## WHAT TO DO
Print verbatim the opening line of the material and every subsequent line through the one containing "(dol) [person, below".

## GIVEN INFORMATION
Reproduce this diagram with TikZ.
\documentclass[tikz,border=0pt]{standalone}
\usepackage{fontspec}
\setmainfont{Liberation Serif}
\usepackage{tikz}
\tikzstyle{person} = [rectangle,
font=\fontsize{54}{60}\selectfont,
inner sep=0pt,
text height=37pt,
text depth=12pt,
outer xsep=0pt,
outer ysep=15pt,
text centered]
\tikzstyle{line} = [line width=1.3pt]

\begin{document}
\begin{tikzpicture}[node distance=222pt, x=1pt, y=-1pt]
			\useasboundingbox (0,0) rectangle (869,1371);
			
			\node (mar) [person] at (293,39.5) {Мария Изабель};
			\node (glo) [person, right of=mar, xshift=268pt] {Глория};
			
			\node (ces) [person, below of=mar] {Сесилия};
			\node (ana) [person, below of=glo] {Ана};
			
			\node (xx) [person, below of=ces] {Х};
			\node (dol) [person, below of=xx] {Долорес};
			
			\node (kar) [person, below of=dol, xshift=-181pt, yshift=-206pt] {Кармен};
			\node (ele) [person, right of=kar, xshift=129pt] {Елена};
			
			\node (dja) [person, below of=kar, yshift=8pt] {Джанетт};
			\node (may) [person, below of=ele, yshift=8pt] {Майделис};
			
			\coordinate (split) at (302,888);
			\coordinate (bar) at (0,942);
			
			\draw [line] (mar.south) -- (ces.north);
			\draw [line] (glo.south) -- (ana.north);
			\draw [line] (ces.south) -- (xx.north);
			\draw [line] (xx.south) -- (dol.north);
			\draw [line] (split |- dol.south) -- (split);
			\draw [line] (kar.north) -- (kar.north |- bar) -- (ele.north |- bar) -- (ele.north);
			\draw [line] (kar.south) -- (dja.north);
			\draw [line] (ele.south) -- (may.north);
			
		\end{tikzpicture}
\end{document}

## OUTPUT OF THE TASK
Reproduce this diagram with TikZ.
\documentclass[tikz,border=0pt]{standalone}
\usepackage{fontspec}
\setmainfont{Liberation Serif}
\usepackage{tikz}
\tikzstyle{person} = [rectangle,
font=\fontsize{54}{60}\selectfont,
inner sep=0pt,
text height=37pt,
text depth=12pt,
outer xsep=0pt,
outer ysep=15pt,
text centered]
\tikzstyle{line} = [line width=1.3pt]

\begin{document}
\begin{tikzpicture}[node distance=222pt, x=1pt, y=-1pt]
			\useasboundingbox (0,0) rectangle (869,1371);
			
			\node (mar) [person] at (293,39.5) {Мария Изабель};
			\node (glo) [person, right of=mar, xshift=268pt] {Глория};
			
			\node (ces) [person, below of=mar] {Сесилия};
			\node (ana) [person, below of=glo] {Ана};
			
			\node (xx) [person, below of=ces] {Х};
			\node (dol) [person, below of=xx] {Долорес};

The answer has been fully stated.